What documentation proves the one-year foreign employment for an L-1A petition?

Required evidence includes an employment verification letter specifying your exact start date, end date, title, and full-time status; organisational charts showing your reporting structure and direct reports during the qualifying year; payroll records, foreign tax filings, or work permits corroborating continuous employment; and a detailed breakdown of job duties with time percentages for each category. Adjudicators cross-reference the employment letter against third-party records to verify continuity and role.

Can I count time spent managing a foreign branch office while based in the U.S. toward the one-year requirement?

No. The statute requires that you were employed abroad — physically located outside the United States — during the qualifying year. Remote management of a foreign office while residing in the U.S. does not satisfy the foreign employment requirement. Frequent business travel to the U.S. during the qualifying year is permissible, but your primary work location must have been outside the U.S.

What is the biggest mistake applicants make when documenting L-1A work experience?

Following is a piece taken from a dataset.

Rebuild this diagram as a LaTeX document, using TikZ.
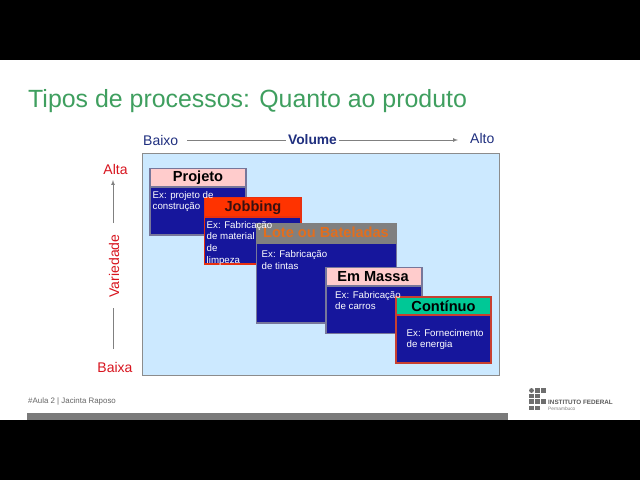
\documentclass[tikz,border=0pt]{standalone}
\usepackage{fontspec}
\setmainfont{Liberation Sans}
\definecolor{titlegreen}{HTML}{3F9F5F}
\definecolor{panelblue}{HTML}{CCE9FF}
\definecolor{navybody}{HTML}{16169C}
\definecolor{axisnavy}{HTML}{1F2F7F}
\definecolor{axisred}{HTML}{D8141E}
\definecolor{edgegray}{HTML}{77779A}
\definecolor{edgered}{HTML}{E8300F}
\definecolor{edgebrick}{HTML}{C84030}
\definecolor{jobred}{HTML}{FF3300}
\definecolor{jobtext}{HTML}{3A1010}
\definecolor{logogray}{HTML}{6E6E6E}
\tikzset{
  x=1pt,y=-1pt,
  boxbody/.style={fill=navybody,line width=1.4pt},
  boxhead/.style={line width=1.4pt},
  headtext/.style={font=\fontsize{14.6}{15}\selectfont\bfseries,inner sep=0pt,anchor=center},
  extext/.style={font=\fontsize{9.7}{11.7}\selectfont,text=white,align=left,anchor=north west,inner sep=0pt},
  axisl/.style={font=\fontsize{14}{15}\selectfont,inner sep=0pt},
  axisline/.style={draw=black!50,line width=0.7pt},
  logosq/.style={fill=logogray,draw=none},
}
\begin{document}
\begin{tikzpicture}
\useasboundingbox (0,0) rectangle (640,480);
\fill[white] (0,0) rectangle (640,480);
\fill[black] (0,0) rectangle (640,60);
\fill[black] (0,420) rectangle (640,480);
\fill[black!52] (27,413) rectangle (508,420);
\node[anchor=base west,inner sep=0pt,text=titlegreen,font=\fontsize{24.9}{28}\selectfont] (title) at (28,107) {Tipos de processos: Quanto ao produto};
% axes
\node[axisl,text=axisnavy,anchor=west] (baixoh) at (143,140) {Baixo};
\node[axisl,text=axisnavy,font=\fontsize{13.8}{15}\selectfont\bfseries] (volume) at (312.5,140) {Volume};
\node[axisl,text=axisnavy,anchor=west] (altoh) at (470,138) {Alto};
\draw[axisline,shorten <=9pt,shorten >=2pt] (baixoh.east) -- (baixoh.east -| volume.west);
\draw[axisline,-latex,shorten <=2pt,shorten >=12pt] (volume.east) -- (volume.east -| altoh.west);
\node[axisl,text=axisred] (altav) at (115.5,169) {Alta};
\node[axisl,text=axisred] (baixav) at (115,367) {Baixa};
\node[axisl,text=axisred,rotate=90] (varied) at (114,266) {Variedade};
\coordinate (vlowa) at (113,349);
\coordinate (vlowb) at (113,308);
\coordinate (vupa) at (113,223);
\coordinate (vtip) at (113,180);
\draw[axisline] (vlowa) -- (vlowb);
\draw[axisline,-latex] (vupa) -- (vtip);
% panel
\node[draw=black!45,fill=panelblue,line width=0.9pt,minimum width=357pt,minimum height=221.5pt,inner sep=0pt,anchor=north west] (panel) at (142,153) {};
% Projeto
\draw[boxbody,draw=edgegray] (150,187) rectangle (246,235);
\draw[boxhead,draw=edgegray,fill=red!20] (150,168.5) rectangle (246,187);
\node[headtext] (hprojeto) at (198,178) {Projeto};
% Jobbing
\draw[boxbody,draw=edgered] (204.5,217) rectangle (301,264);
\draw[boxhead,draw=edgered,fill=jobred] (204.5,197.5) rectangle (301,217);
\node[headtext,text=jobtext] (hjobbing) at (253,208) {Jobbing};
% Lote
\draw[boxbody,draw=edgegray] (256.5,243) rectangle (396.5,323);
\draw[boxhead,draw=black!50,fill=black!50] (256.5,223.5) rectangle (396.5,243);
\node[headtext,text={rgb,255:red,226;green,110;blue,30}] (hlote) at (326,232.5) {Lote ou Bateladas};
% Em Massa
\draw[boxbody,draw=edgegray] (326,286) rectangle (422,333.5);
\draw[boxhead,draw=edgegray,fill=red!20] (326,267.5) rectangle (422,286);
\node[headtext] (hmassa) at (373,277) {Em Massa};
% Continuo
\draw[boxbody,draw=edgebrick] (396,315) rectangle (491,363);
\draw[boxhead,draw=edgebrick,fill={rgb,255:red,0;green,200;blue,150}] (396,297) rectangle (491,315);
\node[headtext] (hcont) at (443.5,306.5) {Contínuo};
% examples
\node[extext] (eprojeto) at (152.5,191) {Ex: projeto de\\construção};
\node[extext] (ejobbing) at (206.5,220.8) {Ex: Fabricação\\de material\\de\\limpeza};
\node[extext] (elote) at (261.5,250.5) {Ex: Fabricação\\de tintas};
\node[extext] (emassa) at (335,291) {Ex: Fabricação\\de carros};
\node[extext] (econt) at (406.5,329) {Ex: Fornecimento\\de energia};
% footer
\node[anchor=base west,inner sep=0pt,text=black!60,font=\fontsize{7.9}{9}\selectfont] (footer) at (28,403.5) {\#Aula 2 | Jacinta Raposo};
% logo
\fill[logosq] (531.5,390.5) circle (2.4);
\foreach \c/\r/\w in {535/388/5,540.5/388/5.5,529/393.5/5,535/393.5/5,529/399/5,535/399/5,540.5/399/5.5,529/405.5/5,535/405.5/5}{
  \fill[logosq] (\c,\r) rectangle ++(\w,4.5);
}
\node[anchor=base west,inner sep=0pt,text=black!65,font=\fontsize{6.3}{7}\selectfont\bfseries] (ifname) at (548,404.5) {INSTITUTO FEDERAL};
\node[anchor=base west,inner sep=0pt,text=black!50,font=\fontsize{4.8}{5}\selectfont] (ifsub) at (548,410) {Pernambuco};
\end{tikzpicture}
\end{document}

The most common failure is describing duties in generic or aspirational terms rather than quantifying actual authority and scope. Statements like 'responsible for strategic planning' or 'supervised a team' fail unless accompanied by evidence of decision-making authority, the professional qualifications of supervised employees, and time allocation proving the majority of work hours were spent on managerial or executive tasks rather than operational execution.

If I held a senior title but worked in a small company where I also performed operational tasks, do I still qualify?

Only if more than 50% of your work hours were spent on qualifying managerial or executive duties. Adjudicators evaluate actual day-to-day responsibilities, not job titles. If staffing constraints required you to spend the majority of your time performing operational work — even if you held a vice president or director title — you do not meet the 'primarily managerial' or 'primarily executive' standard. Small companies face higher scrutiny for this reason.